> [TASK GOAL]: Each line from the top of the listing through the one holding "const pieData = sites.map((name, i)" should be restated word for word, with nothing added and no pictures.
— BEGIN ENTRIES SUPPLIED —
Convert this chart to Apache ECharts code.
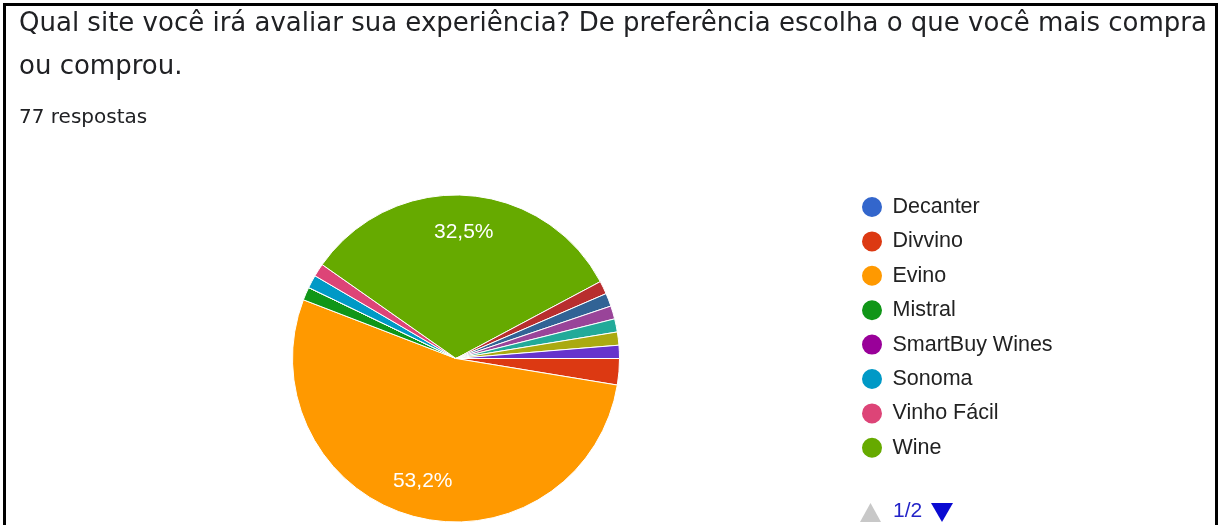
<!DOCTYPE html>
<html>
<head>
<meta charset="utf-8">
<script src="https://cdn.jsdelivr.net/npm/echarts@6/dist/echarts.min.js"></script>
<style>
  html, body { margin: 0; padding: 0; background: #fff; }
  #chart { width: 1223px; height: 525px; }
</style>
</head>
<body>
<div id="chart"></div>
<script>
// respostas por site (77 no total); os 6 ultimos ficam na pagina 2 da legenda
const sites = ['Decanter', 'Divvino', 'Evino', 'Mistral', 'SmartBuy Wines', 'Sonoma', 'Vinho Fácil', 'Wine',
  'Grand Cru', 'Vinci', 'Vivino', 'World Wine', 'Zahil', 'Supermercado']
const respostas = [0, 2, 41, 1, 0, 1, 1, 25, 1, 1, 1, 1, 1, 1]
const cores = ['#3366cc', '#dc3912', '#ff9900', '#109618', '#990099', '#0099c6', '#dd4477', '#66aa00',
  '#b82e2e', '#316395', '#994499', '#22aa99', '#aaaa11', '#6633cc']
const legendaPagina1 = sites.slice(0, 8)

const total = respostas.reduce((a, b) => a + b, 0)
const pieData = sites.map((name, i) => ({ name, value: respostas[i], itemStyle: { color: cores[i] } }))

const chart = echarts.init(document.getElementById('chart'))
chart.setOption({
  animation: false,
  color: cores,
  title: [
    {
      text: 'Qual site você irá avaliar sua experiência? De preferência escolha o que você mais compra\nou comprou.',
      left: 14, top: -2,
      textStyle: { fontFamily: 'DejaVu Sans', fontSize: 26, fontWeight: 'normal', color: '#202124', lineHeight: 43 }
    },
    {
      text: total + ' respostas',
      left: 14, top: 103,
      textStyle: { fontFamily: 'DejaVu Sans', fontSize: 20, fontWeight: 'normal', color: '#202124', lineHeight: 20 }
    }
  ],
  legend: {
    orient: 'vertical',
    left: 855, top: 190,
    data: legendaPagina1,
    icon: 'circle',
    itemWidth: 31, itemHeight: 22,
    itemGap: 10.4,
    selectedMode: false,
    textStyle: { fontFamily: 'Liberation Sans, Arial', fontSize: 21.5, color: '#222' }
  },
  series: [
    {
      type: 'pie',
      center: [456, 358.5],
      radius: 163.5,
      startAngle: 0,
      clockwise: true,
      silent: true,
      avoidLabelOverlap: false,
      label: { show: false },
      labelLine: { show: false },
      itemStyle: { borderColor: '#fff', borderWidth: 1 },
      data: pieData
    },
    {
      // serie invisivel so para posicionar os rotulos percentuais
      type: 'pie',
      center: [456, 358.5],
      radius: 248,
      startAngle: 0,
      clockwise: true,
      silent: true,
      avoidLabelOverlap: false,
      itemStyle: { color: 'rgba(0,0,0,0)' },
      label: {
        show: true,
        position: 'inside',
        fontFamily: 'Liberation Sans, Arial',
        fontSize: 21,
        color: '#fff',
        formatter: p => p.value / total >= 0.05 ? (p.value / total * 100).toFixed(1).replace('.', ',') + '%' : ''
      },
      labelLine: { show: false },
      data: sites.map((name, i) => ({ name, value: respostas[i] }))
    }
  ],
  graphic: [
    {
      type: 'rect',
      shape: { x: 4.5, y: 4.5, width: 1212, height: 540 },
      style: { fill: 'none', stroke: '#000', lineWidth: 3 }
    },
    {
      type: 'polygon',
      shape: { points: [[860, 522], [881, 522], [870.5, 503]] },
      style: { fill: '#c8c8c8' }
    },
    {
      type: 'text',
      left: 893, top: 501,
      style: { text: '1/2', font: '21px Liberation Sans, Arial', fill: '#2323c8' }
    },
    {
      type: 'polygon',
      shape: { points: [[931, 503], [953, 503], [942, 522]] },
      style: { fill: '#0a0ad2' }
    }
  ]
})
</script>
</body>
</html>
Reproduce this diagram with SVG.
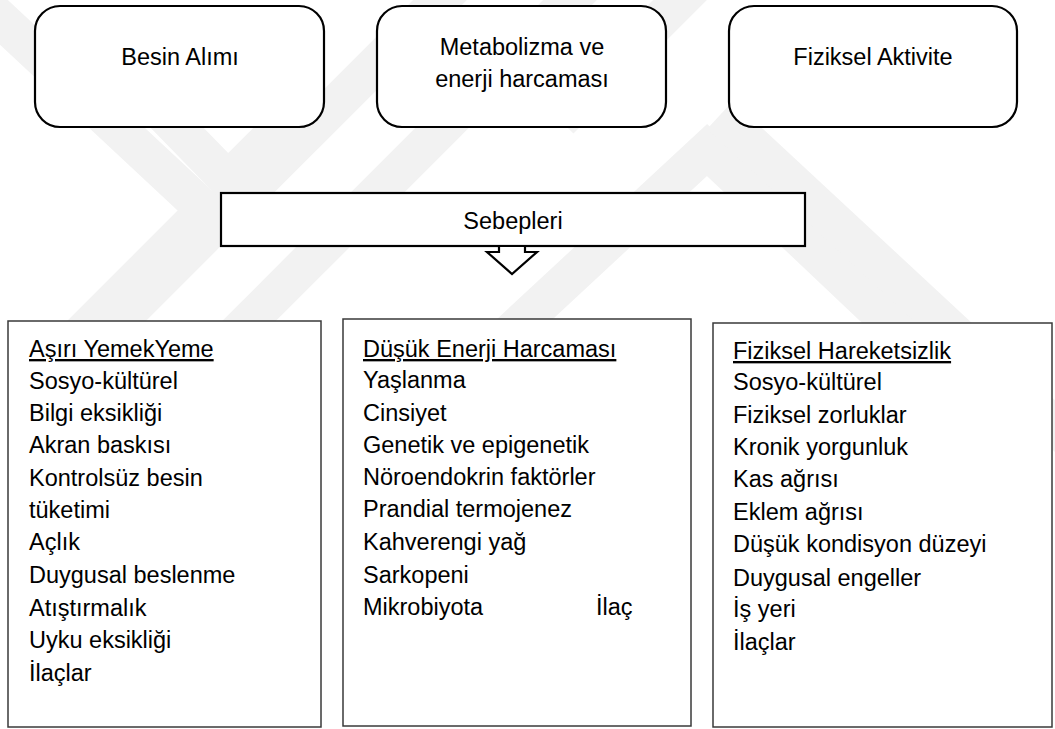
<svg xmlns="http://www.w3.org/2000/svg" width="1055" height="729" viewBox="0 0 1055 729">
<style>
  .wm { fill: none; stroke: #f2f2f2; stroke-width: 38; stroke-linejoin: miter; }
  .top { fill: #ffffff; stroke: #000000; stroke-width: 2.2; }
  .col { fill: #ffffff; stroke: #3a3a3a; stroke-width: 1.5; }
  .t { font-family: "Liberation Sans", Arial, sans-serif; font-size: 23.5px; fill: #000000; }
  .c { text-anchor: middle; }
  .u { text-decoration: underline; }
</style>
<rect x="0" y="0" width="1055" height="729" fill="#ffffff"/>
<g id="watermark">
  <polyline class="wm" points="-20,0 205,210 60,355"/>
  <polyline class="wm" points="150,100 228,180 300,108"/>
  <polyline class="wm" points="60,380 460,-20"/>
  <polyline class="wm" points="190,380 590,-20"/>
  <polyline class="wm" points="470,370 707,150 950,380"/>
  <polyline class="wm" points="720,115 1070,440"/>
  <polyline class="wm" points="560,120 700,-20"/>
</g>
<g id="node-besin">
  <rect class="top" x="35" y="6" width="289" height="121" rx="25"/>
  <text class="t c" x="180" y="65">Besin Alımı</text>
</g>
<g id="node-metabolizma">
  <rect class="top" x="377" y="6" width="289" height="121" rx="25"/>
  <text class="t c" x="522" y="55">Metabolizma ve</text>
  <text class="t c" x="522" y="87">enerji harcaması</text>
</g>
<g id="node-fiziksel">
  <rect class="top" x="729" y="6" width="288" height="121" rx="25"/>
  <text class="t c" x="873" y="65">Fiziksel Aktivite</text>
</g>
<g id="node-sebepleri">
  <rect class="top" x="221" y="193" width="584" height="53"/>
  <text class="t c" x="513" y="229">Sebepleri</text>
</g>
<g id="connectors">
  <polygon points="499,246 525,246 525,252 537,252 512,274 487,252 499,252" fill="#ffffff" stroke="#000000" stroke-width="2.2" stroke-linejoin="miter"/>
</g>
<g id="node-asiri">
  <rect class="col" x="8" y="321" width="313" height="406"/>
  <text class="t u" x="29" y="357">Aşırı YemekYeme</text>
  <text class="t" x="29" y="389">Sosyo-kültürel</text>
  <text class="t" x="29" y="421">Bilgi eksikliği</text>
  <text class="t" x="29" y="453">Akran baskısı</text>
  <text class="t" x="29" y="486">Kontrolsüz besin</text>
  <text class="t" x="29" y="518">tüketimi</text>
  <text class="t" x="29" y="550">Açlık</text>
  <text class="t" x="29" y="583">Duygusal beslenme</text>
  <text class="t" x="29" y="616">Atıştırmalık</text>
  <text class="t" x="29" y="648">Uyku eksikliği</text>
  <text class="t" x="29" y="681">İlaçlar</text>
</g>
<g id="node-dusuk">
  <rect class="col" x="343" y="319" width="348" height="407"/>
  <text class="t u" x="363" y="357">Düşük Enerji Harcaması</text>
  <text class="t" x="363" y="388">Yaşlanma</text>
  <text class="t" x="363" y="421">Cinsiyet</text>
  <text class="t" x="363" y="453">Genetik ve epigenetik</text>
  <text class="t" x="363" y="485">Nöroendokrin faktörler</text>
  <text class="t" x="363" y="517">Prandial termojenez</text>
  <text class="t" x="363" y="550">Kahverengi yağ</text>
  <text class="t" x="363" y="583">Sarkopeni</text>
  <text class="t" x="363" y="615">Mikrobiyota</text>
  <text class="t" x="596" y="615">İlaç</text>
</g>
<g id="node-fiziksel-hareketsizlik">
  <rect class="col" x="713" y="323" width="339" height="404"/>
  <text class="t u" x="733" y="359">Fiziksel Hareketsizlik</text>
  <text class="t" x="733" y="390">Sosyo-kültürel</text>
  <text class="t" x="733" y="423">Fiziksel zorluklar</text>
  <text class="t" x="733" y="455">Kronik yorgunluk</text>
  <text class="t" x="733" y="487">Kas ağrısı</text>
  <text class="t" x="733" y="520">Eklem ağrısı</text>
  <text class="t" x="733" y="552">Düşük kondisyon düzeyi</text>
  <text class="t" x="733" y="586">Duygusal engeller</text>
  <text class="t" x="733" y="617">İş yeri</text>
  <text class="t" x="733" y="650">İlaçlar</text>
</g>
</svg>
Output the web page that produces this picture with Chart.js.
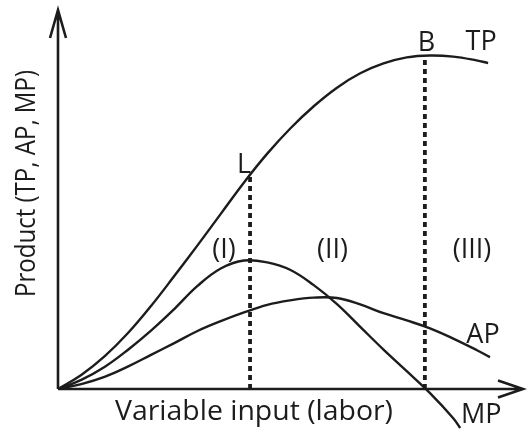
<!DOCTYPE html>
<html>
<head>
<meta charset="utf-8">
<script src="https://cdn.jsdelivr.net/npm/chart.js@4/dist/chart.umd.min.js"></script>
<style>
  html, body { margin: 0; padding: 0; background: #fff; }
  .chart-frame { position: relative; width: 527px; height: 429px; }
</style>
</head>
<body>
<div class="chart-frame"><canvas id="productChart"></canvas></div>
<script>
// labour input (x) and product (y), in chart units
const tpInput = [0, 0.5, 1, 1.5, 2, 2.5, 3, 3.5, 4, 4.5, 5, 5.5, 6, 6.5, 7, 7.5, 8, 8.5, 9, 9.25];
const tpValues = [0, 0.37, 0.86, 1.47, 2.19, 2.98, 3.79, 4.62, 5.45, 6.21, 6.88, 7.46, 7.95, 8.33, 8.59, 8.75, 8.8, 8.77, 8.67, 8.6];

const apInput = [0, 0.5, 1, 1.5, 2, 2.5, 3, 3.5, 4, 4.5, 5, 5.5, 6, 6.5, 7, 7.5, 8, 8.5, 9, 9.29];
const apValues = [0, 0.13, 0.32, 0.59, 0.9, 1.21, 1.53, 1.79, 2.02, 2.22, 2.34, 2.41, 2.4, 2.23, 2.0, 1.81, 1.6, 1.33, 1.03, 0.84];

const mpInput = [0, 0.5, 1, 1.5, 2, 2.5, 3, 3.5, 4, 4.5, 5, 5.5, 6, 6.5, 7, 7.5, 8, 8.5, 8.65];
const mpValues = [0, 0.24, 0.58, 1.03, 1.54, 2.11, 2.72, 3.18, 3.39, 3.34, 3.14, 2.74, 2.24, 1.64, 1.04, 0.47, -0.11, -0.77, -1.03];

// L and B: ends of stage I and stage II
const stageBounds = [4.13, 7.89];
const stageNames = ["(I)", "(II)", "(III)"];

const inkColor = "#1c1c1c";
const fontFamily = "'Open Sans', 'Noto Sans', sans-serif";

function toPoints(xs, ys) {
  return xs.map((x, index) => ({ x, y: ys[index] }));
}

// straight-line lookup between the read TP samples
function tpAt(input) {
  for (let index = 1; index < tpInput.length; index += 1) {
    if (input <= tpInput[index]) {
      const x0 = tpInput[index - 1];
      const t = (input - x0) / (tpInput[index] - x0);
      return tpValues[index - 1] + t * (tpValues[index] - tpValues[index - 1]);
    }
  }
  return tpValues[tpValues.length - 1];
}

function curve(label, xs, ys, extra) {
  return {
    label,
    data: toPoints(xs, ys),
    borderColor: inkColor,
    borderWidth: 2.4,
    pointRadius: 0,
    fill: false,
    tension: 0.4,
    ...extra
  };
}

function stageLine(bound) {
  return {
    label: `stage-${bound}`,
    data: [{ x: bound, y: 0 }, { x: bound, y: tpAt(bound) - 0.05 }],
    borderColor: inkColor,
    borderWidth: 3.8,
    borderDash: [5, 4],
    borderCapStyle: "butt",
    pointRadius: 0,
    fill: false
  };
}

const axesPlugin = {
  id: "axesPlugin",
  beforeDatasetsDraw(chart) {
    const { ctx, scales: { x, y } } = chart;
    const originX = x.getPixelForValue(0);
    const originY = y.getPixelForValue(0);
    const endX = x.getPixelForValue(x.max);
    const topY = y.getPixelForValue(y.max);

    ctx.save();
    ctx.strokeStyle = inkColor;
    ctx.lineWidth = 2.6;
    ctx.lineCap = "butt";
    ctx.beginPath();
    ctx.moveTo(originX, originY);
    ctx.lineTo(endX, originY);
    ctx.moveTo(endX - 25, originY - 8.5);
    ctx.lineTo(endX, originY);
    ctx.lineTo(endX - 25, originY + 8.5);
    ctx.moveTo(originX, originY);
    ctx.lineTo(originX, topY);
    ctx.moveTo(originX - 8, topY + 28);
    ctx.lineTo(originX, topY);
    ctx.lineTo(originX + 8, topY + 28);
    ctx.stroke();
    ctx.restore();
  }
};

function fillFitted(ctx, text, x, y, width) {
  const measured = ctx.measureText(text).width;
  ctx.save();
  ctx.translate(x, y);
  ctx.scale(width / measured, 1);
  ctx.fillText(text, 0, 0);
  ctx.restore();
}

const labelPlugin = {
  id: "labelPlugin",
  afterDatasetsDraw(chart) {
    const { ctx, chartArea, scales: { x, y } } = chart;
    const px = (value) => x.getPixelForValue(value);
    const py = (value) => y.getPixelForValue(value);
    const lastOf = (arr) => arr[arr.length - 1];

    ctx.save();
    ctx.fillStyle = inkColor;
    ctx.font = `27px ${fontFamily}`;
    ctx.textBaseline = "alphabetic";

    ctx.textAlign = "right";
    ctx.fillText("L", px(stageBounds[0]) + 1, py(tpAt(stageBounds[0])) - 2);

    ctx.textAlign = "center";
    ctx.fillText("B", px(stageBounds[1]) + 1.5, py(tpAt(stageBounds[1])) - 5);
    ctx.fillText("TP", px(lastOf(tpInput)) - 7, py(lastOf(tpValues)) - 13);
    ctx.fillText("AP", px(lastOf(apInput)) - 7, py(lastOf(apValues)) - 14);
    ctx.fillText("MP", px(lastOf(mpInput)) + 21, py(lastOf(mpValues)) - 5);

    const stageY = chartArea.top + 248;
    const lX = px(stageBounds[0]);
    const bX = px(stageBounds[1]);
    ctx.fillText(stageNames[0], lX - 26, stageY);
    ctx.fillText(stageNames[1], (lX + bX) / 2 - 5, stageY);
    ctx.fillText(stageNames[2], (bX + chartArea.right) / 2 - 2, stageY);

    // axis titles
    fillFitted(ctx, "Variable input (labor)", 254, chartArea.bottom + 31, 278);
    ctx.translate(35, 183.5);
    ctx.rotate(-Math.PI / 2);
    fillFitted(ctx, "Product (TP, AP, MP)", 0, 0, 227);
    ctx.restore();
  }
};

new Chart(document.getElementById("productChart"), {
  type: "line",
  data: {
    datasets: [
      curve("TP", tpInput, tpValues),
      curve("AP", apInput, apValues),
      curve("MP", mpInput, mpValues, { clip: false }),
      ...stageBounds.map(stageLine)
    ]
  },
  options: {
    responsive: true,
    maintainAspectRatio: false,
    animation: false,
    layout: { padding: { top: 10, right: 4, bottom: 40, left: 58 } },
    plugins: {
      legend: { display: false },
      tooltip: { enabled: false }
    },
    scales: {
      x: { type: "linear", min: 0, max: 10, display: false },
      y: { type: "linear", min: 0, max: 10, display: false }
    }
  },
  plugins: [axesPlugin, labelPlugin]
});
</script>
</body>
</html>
— END ENTRIES SUPPLIED —
> [RESULT FOR THIS TASK]:
Convert this chart to Apache ECharts code.
<!DOCTYPE html>
<html>
<head>
<meta charset="utf-8">
<script src="https://cdn.jsdelivr.net/npm/echarts@6/dist/echarts.min.js"></script>
<style>
  html, body { margin: 0; padding: 0; background: #fff; }
  #chart { width: 1223px; height: 525px; }
</style>
</head>
<body>
<div id="chart"></div>
<script>
// respostas por site (77 no total); os 6 ultimos ficam na pagina 2 da legenda
const sites = ['Decanter', 'Divvino', 'Evino', 'Mistral', 'SmartBuy Wines', 'Sonoma', 'Vinho Fácil', 'Wine',
  'Grand Cru', 'Vinci', 'Vivino', 'World Wine', 'Zahil', 'Supermercado']
const respostas = [0, 2, 41, 1, 0, 1, 1, 25, 1, 1, 1, 1, 1, 1]
const cores = ['#3366cc', '#dc3912', '#ff9900', '#109618', '#990099', '#0099c6', '#dd4477', '#66aa00',
  '#b82e2e', '#316395', '#994499', '#22aa99', '#aaaa11', '#6633cc']
const legendaPagina1 = sites.slice(0, 8)

const total = respostas.reduce((a, b) => a + b, 0)
const pieData = sites.map((name, i) => ({ name, value: respostas[i], itemStyle: { color: cores[i] } }))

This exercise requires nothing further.